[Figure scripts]
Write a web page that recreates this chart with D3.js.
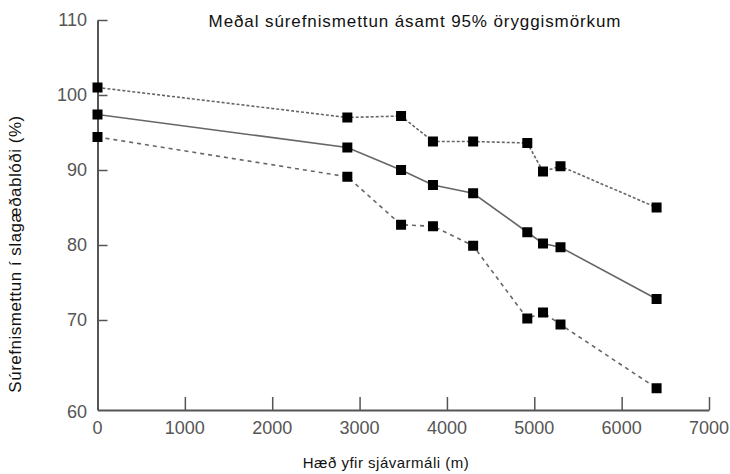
<!doctype html>
<html>
<head>
<meta charset="utf-8">
<script src="https://d3js.org/d3.v7.min.js"></script>
<style>
  body { margin: 0; background: #fff; }
  svg { display: block; font-family: "Liberation Sans", Arial, sans-serif; }
</style>
</head>
<body>
<script>
  // haed yfir sjavarmali (m)
  var altitudes = [0, 2860, 3475, 3840, 4300, 4920, 5100, 5300, 6400];
  var upper = [101.0, 97.0, 97.2, 93.8, 93.8, 93.6, 89.8, 90.5, 85.0];
  var mean  = [97.4, 93.0, 90.0, 88.0, 86.9, 81.7, 80.2, 79.7, 72.8];
  var lower = [94.4, 89.1, 82.7, 82.5, 79.9, 70.2, 71.0, 69.4, 60.9];
  var xTicks = [0, 1000, 2000, 3000, 4000, 5000, 6000, 7000];
  var yTicks = [70, 80, 90, 100, 110];

  var width = 730, height = 474;
  var svg = d3.select("body").append("svg").attr("width", width).attr("height", height);

  var xscale = d3.scaleLinear().domain([0, 7000]).range([97.5, 709]);
  var yscale = d3.scaleLinear().domain([58, 110]).range([410, 20]);

  var axisColor = "#555";

  // y axis
  var yAxis = svg.append("g").attr("transform", "translate(" + xscale(0) + ",0)")
    .call(d3.axisRight(yscale).tickValues(yTicks).tickSize(10).tickSizeOuter(0).tickFormat(""));
  yAxis.select(".domain").attr("stroke", axisColor).attr("stroke-width", 2);
  yAxis.selectAll(".tick line").attr("stroke", axisColor).attr("stroke-width", 1.5);

  var yLabels = yTicks.concat([60]);
  svg.append("g").selectAll("text").data(yLabels).join("text")
    .attr("x", 87)
    .attr("y", function(d) { return d == 60 ? yscale(58) + 2 : yscale(d); })
    .attr("dy", "0.35em")
    .attr("text-anchor", "end")
    .attr("font-size", 18)
    .attr("fill", axisColor)
    .text(function(d) { return d; });

  // x axis
  var xAxis = svg.append("g").attr("transform", "translate(0," + yscale(58) + ")")
    .call(d3.axisTop(xscale).tickValues(xTicks.slice(1)).tickSize(13).tickSizeOuter(0).tickFormat(""));
  xAxis.select(".domain").attr("stroke", axisColor).attr("stroke-width", 2);
  xAxis.selectAll(".tick line").attr("stroke", axisColor).attr("stroke-width", 1.5);

  svg.append("g").selectAll("text").data(xTicks).join("text")
    .attr("x", function(d) { return xscale(d); })
    .attr("y", 434)
    .attr("text-anchor", "middle")
    .attr("font-size", 18)
    .attr("fill", axisColor)
    .text(function(d) { return d; });

  // lines
  var line = d3.line()
    .x(function(d, i) { return xscale(altitudes[i]); })
    .y(function(d) { return yscale(d); });

  var series = [
    { values: upper, dash: "3,2" },
    { values: mean, dash: null },
    { values: lower, dash: "4,4" }
  ];

  series.forEach(function(s) {
    svg.append("path").datum(s.values)
      .attr("d", line)
      .attr("fill", "none")
      .attr("stroke", "#666")
      .attr("stroke-width", 1.6)
      .attr("stroke-dasharray", s.dash);
  });

  series.forEach(function(s) {
    svg.append("g").selectAll("rect").data(s.values).join("rect")
      .attr("x", function(d, i) { return xscale(altitudes[i]) - 5; })
      .attr("y", function(d) { return yscale(d) - 5; })
      .attr("width", 10)
      .attr("height", 10)
      .attr("fill", "#000");
  });

  // titles
  svg.append("text")
    .attr("x", 415).attr("y", 27)
    .attr("text-anchor", "middle")
    .attr("font-size", 17)
    .attr("letter-spacing", 0.9)
    .attr("fill", "#111")
    .text("Meðal súrefnismettun ásamt 95% öryggismörkum");

  svg.append("text")
    .attr("x", 386).attr("y", 468)
    .attr("text-anchor", "middle")
    .attr("font-size", 15)
    .attr("letter-spacing", 0.5)
    .attr("fill", "#111")
    .text("Hæð yfir sjávarmáli (m)");

  svg.append("text")
    .attr("transform", "translate(21,254) rotate(-90)")
    .attr("text-anchor", "middle")
    .attr("font-size", 17)
    .attr("letter-spacing", 0.5)
    .attr("fill", "#111")
    .text("Súrefnismettun í slagæðablóði (%)");
</script>
</body>
</html>
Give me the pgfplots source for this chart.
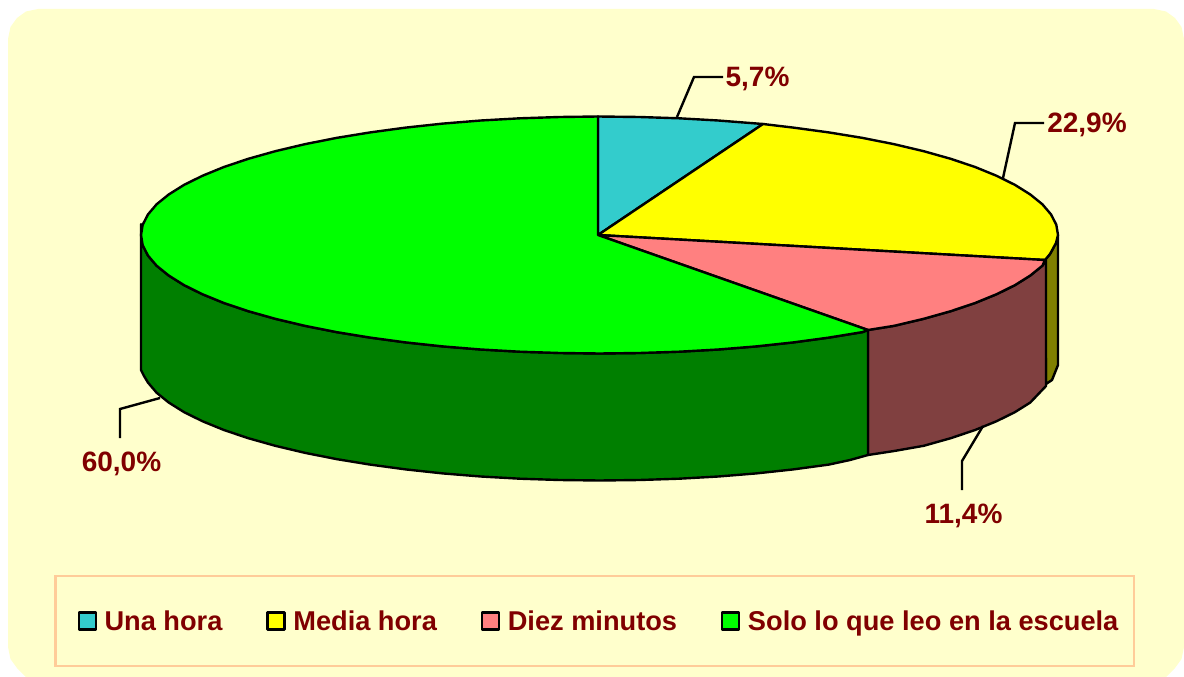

_What is asked_: Exclude the pictures and repeat every other part of the records word for word.

_Task solution_:
Write a web page that recreates this chart with D3.js.
<!doctype html>
<html>
<head>
<meta charset="utf-8">
<script src="https://d3js.org/d3.v7.min.js"></script>
<style>
  body { margin: 0; background: #fff; }
  svg { display: block; font-family: "Liberation Sans", Arial, sans-serif; }
</style>
</head>
<body>
<script>
  // haed yfir sjavarmali (m)
  var altitudes = [0, 2860, 3475, 3840, 4300, 4920, 5100, 5300, 6400];
  var upper = [101.0, 97.0, 97.2, 93.8, 93.8, 93.6, 89.8, 90.5, 85.0];
  var mean  = [97.4, 93.0, 90.0, 88.0, 86.9, 81.7, 80.2, 79.7, 72.8];
  var lower = [94.4, 89.1, 82.7, 82.5, 79.9, 70.2, 71.0, 69.4, 60.9];
  var xTicks = [0, 1000, 2000, 3000, 4000, 5000, 6000, 7000];
  var yTicks = [70, 80, 90, 100, 110];

  var width = 730, height = 474;
  var svg = d3.select("body").append("svg").attr("width", width).attr("height", height);

  var xscale = d3.scaleLinear().domain([0, 7000]).range([97.5, 709]);
  var yscale = d3.scaleLinear().domain([58, 110]).range([410, 20]);

  var axisColor = "#555";

  // y axis
  var yAxis = svg.append("g").attr("transform", "translate(" + xscale(0) + ",0)")
    .call(d3.axisRight(yscale).tickValues(yTicks).tickSize(10).tickSizeOuter(0).tickFormat(""));
  yAxis.select(".domain").attr("stroke", axisColor).attr("stroke-width", 2);
  yAxis.selectAll(".tick line").attr("stroke", axisColor).attr("stroke-width", 1.5);

  var yLabels = yTicks.concat([60]);
  svg.append("g").selectAll("text").data(yLabels).join("text")
    .attr("x", 87)
    .attr("y", function(d) { return d == 60 ? yscale(58) + 2 : yscale(d); })
    .attr("dy", "0.35em")
    .attr("text-anchor", "end")
    .attr("font-size", 18)
    .attr("fill", axisColor)
    .text(function(d) { return d; });

  // x axis
  var xAxis = svg.append("g").attr("transform", "translate(0," + yscale(58) + ")")
    .call(d3.axisTop(xscale).tickValues(xTicks.slice(1)).tickSize(13).tickSizeOuter(0).tickFormat(""));
  xAxis.select(".domain").attr("stroke", axisColor).attr("stroke-width", 2);
  xAxis.selectAll(".tick line").attr("stroke", axisColor).attr("stroke-width", 1.5);

  svg.append("g").selectAll("text").data(xTicks).join("text")
    .attr("x", function(d) { return xscale(d); })
    .attr("y", 434)
    .attr("text-anchor", "middle")
    .attr("font-size", 18)
    .attr("fill", axisColor)
    .text(function(d) { return d; });

  // lines
  var line = d3.line()
    .x(function(d, i) { return xscale(altitudes[i]); })
    .y(function(d) { return yscale(d); });

  var series = [
    { values: upper, dash: "3,2" },
    { values: mean, dash: null },
    { values: lower, dash: "4,4" }
  ];

  series.forEach(function(s) {
    svg.append("path").datum(s.values)
      .attr("d", line)
      .attr("fill", "none")
      .attr("stroke", "#666")
      .attr("stroke-width", 1.6)
      .attr("stroke-dasharray", s.dash);
  });

  series.forEach(function(s) {
    svg.append("g").selectAll("rect").data(s.values).join("rect")
      .attr("x", function(d, i) { return xscale(altitudes[i]) - 5; })
      .attr("y", function(d) { return yscale(d) - 5; })
      .attr("width", 10)
      .attr("height", 10)
      .attr("fill", "#000");
  });

  // titles
  svg.append("text")
    .attr("x", 415).attr("y", 27)
    .attr("text-anchor", "middle")
    .attr("font-size", 17)
    .attr("letter-spacing", 0.9)
    .attr("fill", "#111")
    .text("Meðal súrefnismettun ásamt 95% öryggismörkum");

  svg.append("text")
    .attr("x", 386).attr("y", 468)
    .attr("text-anchor", "middle")
    .attr("font-size", 15)
    .attr("letter-spacing", 0.5)
    .attr("fill", "#111")
    .text("Hæð yfir sjávarmáli (m)");

  svg.append("text")
    .attr("transform", "translate(21,254) rotate(-90)")
    .attr("text-anchor", "middle")
    .attr("font-size", 17)
    .attr("letter-spacing", 0.5)
    .attr("fill", "#111")
    .text("Súrefnismettun í slagæðablóði (%)");
</script>
</body>
</html>
Give me the pgfplots source for this chart.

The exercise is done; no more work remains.